Conscient de l’importance de ce principe pour les droits nationaux, le législateur OHADA avait-il d’autres choix que de le graver de nouveau dans le marbre ? Cependant, contrairement, à la version initiale qui n’avait pas expressément énuméré les bénéficiaires de l’immunité d’exécution, la version révisée de l’AUPSRVE N° Lexbase : A6607134 accorde cette protection aux « personnes morales de droit public, notamment l’État, les collectivités territoriales et les établissements publics ». L’effort de précision, et la volonté de dissiper toutes ambiguïtés sont louables, d’autant plus que liste prévue par le nouvel article 30 al. 1er de l’AUPSRVE N° Lexbase : A6607134 n’est pas exhaustive. Le droit OHADA laisse donc aux États parties une certaine latitude pour compléter la liste des personnes publiques bénéficiant d’une immunité d’exécution, en prenant en compte les spécificités nationales. De plus, la question de la création d’une personne morale de droit public relève de compétences qui sont exclusivement réservées aux États parties. Le législateur supranational n’aurait eu aucun pouvoir pour leur imposer une liste d’entités publiques. D’autant plus que la liste du nouvel article ne fait pas référence à certaines structures pouvant bénéficier de la personnalité morale de droit public, telle que les autorités administratives indépendantes. Ainsi donc, cette précision doit s’analyser à l’aune de l’imprécision de l’ancienne version.

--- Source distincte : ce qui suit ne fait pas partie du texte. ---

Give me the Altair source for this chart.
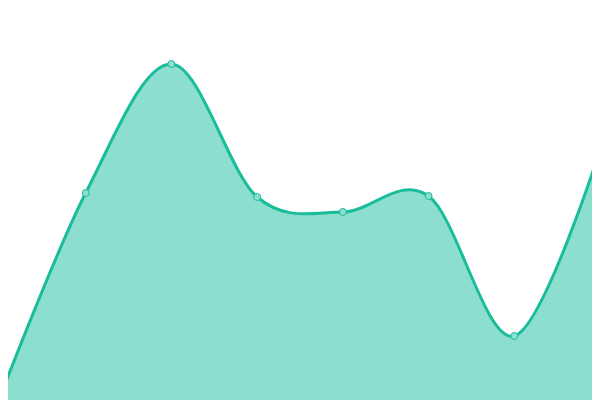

L’Acte uniforme révisé fait de la personnalité publique le fondement exclusif de l’immunité d’exécution. Ce choix d’un critère de protection organique trouve un écho en droit comparé. La Cour de cassation française, dans un arrêt du 21 décembre 1987[13], avait affirmé le principe de l’insaisissabilité des biens des personnes publiques[14]. Toutefois, cette protection accordée aux personnes publiques, par le droit OHADA, n’est pas absolue.
B.La limitation de la protection par l’admission d’une renonciation à l’immunité d’exécution
La question de la renonciation par les personnes morales de droit public à leur immunité d’exécution n’était traitée par aucun texte de l’OHADA. Cette problématique à la lisière du droit privé et du droit public, mais aussi du droit international privé et du droit international public a fait l’objet de multiples débats, notamment lorsqu’elle s’est trouvée confrontée au droit de l’arbitrage. En effet, il est classiquement admis en droit administratif que les personnes publiques, en raison de leurs particularités, ne peuvent pas être soumises à une justice privée, et qu’elles ne doivent être soumises qu’à la justice étatique. Or, sur ce point, l’article 2 al. 2 de l’Acte uniforme relatif au droit de l’arbitrage a opéré une « authentique révolution » en ouvrant l’arbitrage à l’État et ses démembrements[15].
Il est communément admis que le recours à l’arbitrage vaut renonciation à l’immunité de juridiction. Toutefois, la renonciation à l’immunité de juridiction s’analyse-t-elle comme une renonciation à l’immunité d’exécution ? L’interrogation dépasse les seules considérations théoriques, car elle suscite des préoccupations en lien avec l’effectivité de l’arbitrage OHADA, et plus précisément, l’exécution des sentences arbitrales.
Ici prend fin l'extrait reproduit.